What to do =>
For this exercise, repeat all of the material verbatim apart from its images.
---- Given information
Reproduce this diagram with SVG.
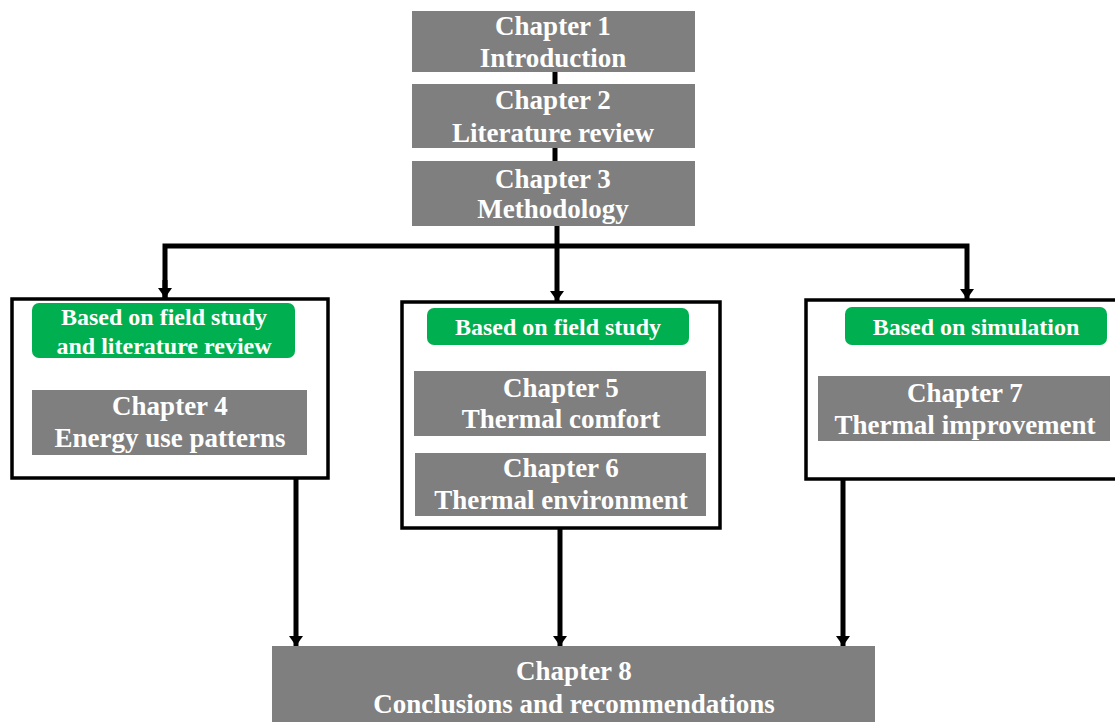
<svg xmlns="http://www.w3.org/2000/svg" width="1115" height="722" viewBox="0 0 1115 722">
<style>
.ch{fill:#7f7f7f}
.gr{fill:#00b050}
.frame{fill:#fff;stroke:#000;stroke-width:3.5}
.t{font-family:"Liberation Serif","Times New Roman",serif;font-weight:bold;fill:#fff;text-anchor:middle}
.tc{font-size:27px}
.tg{font-size:24px}
.ln{stroke:#000;stroke-width:5;fill:none;stroke-linejoin:miter}
</style>
<defs>
<marker id="ad" markerUnits="userSpaceOnUse" markerWidth="10" markerHeight="14" refX="10" refY="7" orient="auto" viewBox="0 0 10 14">
<path d="M0,0 L10,7 L0,14 Z" fill="#000"/>
</marker>
</defs>
<g id="connectors">
<line class="ln" x1="555" y1="71" x2="555" y2="84"/>
<line class="ln" x1="555" y1="147" x2="555" y2="162"/>
<line class="ln" x1="557" y1="225" x2="557" y2="301" marker-end="url(#ad)"/>
<polyline class="ln" points="165,298 165,246 967,246 967,299" marker-end="url(#ad)"/>
<line class="ln" x1="165" y1="280" x2="165" y2="298" marker-end="url(#ad)"/>
<line class="ln" x1="296" y1="478" x2="296" y2="646" marker-end="url(#ad)"/>
<line class="ln" x1="560" y1="528" x2="560" y2="646" marker-end="url(#ad)"/>
<line class="ln" x1="843" y1="480" x2="843" y2="646" marker-end="url(#ad)"/>
</g>
<g id="ch1"><rect class="ch" x="412" y="11" width="283" height="61"/><text class="t tc" x="553" y="35">Chapter 1</text><text class="t tc" x="553" y="67">Introduction</text></g>
<g id="ch2"><rect class="ch" x="412" y="84" width="283" height="64"/><text class="t tc" x="553" y="109">Chapter 2</text><text class="t tc" x="553" y="142">Literature review</text></g>
<g id="ch3"><rect class="ch" x="412" y="161" width="283" height="65"/><text class="t tc" x="553" y="188">Chapter 3</text><text class="t tc" x="553" y="218">Methodology</text></g>
<g id="group-left">
<rect class="frame" x="12" y="299" width="316" height="179"/>
<rect class="gr" x="32" y="303" width="263" height="55" rx="7"/>
<text class="t tg" x="164" y="325">Based on field study</text>
<text class="t tg" x="164" y="354">and literature review</text>
</g>
<g id="ch4"><rect class="ch" x="32" y="390" width="275" height="65"/><text class="t tc" x="170" y="415">Chapter 4</text><text class="t tc" x="170" y="447">Energy use patterns</text></g>
<g id="group-middle">
<rect class="frame" x="402" y="302" width="318" height="226"/>
<rect class="gr" x="427" y="308" width="262" height="37" rx="7"/>
<text class="t tg" x="558" y="335">Based on field study</text>
</g>
<g id="ch5"><rect class="ch" x="414" y="371" width="292" height="65"/><text class="t tc" x="561" y="397">Chapter 5</text><text class="t tc" x="561" y="428">Thermal comfort</text></g>
<g id="ch6"><rect class="ch" x="415" y="453" width="291" height="63"/><text class="t tc" x="561" y="477">Chapter 6</text><text class="t tc" x="561" y="509">Thermal environment</text></g>
<g id="group-right">
<rect class="frame" x="806" y="300" width="320" height="179"/>
<rect class="gr" x="845" y="307" width="262" height="38" rx="7"/>
<text class="t tg" x="976" y="335">Based on simulation</text>
</g>
<g id="ch7"><rect class="ch" x="818" y="376" width="292" height="65"/><text class="t tc" x="965" y="402">Chapter 7</text><text class="t tc" x="965" y="434">Thermal improvement</text></g>
<g id="ch8"><rect class="ch" x="272" y="646" width="603" height="76"/><text class="t tc" x="574" y="680">Chapter 8</text><text class="t tc" x="574" y="713">Conclusions and recommendations</text></g>
</svg>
--------
Solution for this task =>
Reproduce this diagram with SVG.
<svg xmlns="http://www.w3.org/2000/svg" width="1115" height="722" viewBox="0 0 1115 722">
<style>
.ch{fill:#7f7f7f}
.gr{fill:#00b050}
.frame{fill:#fff;stroke:#000;stroke-width:3.5}
.t{font-family:"Liberation Serif","Times New Roman",serif;font-weight:bold;fill:#fff;text-anchor:middle}
.tc{font-size:27px}
.tg{font-size:24px}
.ln{stroke:#000;stroke-width:5;fill:none;stroke-linejoin:miter}
</style>
<defs>
<marker id="ad" markerUnits="userSpaceOnUse" markerWidth="10" markerHeight="14" refX="10" refY="7" orient="auto" viewBox="0 0 10 14">
<path d="M0,0 L10,7 L0,14 Z" fill="#000"/>
</marker>
</defs>
<g id="connectors">
<line class="ln" x1="555" y1="71" x2="555" y2="84"/>
<line class="ln" x1="555" y1="147" x2="555" y2="162"/>
<line class="ln" x1="557" y1="225" x2="557" y2="301" marker-end="url(#ad)"/>
<polyline class="ln" points="165,298 165,246 967,246 967,299" marker-end="url(#ad)"/>
<line class="ln" x1="165" y1="280" x2="165" y2="298" marker-end="url(#ad)"/>
<line class="ln" x1="296" y1="478" x2="296" y2="646" marker-end="url(#ad)"/>
<line class="ln" x1="560" y1="528" x2="560" y2="646" marker-end="url(#ad)"/>
<line class="ln" x1="843" y1="480" x2="843" y2="646" marker-end="url(#ad)"/>
</g>
<g id="ch1"><rect class="ch" x="412" y="11" width="283" height="61"/><text class="t tc" x="553" y="35">Chapter 1</text><text class="t tc" x="553" y="67">Introduction</text></g>
<g id="ch2"><rect class="ch" x="412" y="84" width="283" height="64"/><text class="t tc" x="553" y="109">Chapter 2</text><text class="t tc" x="553" y="142">Literature review</text></g>
<g id="ch3"><rect class="ch" x="412" y="161" width="283" height="65"/><text class="t tc" x="553" y="188">Chapter 3</text><text class="t tc" x="553" y="218">Methodology</text></g>
<g id="group-left">
<rect class="frame" x="12" y="299" width="316" height="179"/>
<rect class="gr" x="32" y="303" width="263" height="55" rx="7"/>
<text class="t tg" x="164" y="325">Based on field study</text>
<text class="t tg" x="164" y="354">and literature review</text>
</g>
<g id="ch4"><rect class="ch" x="32" y="390" width="275" height="65"/><text class="t tc" x="170" y="415">Chapter 4</text><text class="t tc" x="170" y="447">Energy use patterns</text></g>
<g id="group-middle">
<rect class="frame" x="402" y="302" width="318" height="226"/>
<rect class="gr" x="427" y="308" width="262" height="37" rx="7"/>
<text class="t tg" x="558" y="335">Based on field study</text>
</g>
<g id="ch5"><rect class="ch" x="414" y="371" width="292" height="65"/><text class="t tc" x="561" y="397">Chapter 5</text><text class="t tc" x="561" y="428">Thermal comfort</text></g>
<g id="ch6"><rect class="ch" x="415" y="453" width="291" height="63"/><text class="t tc" x="561" y="477">Chapter 6</text><text class="t tc" x="561" y="509">Thermal environment</text></g>
<g id="group-right">
<rect class="frame" x="806" y="300" width="320" height="179"/>
<rect class="gr" x="845" y="307" width="262" height="38" rx="7"/>
<text class="t tg" x="976" y="335">Based on simulation</text>
</g>
<g id="ch7"><rect class="ch" x="818" y="376" width="292" height="65"/><text class="t tc" x="965" y="402">Chapter 7</text><text class="t tc" x="965" y="434">Thermal improvement</text></g>
<g id="ch8"><rect class="ch" x="272" y="646" width="603" height="76"/><text class="t tc" x="574" y="680">Chapter 8</text><text class="t tc" x="574" y="713">Conclusions and recommendations</text></g>
</svg>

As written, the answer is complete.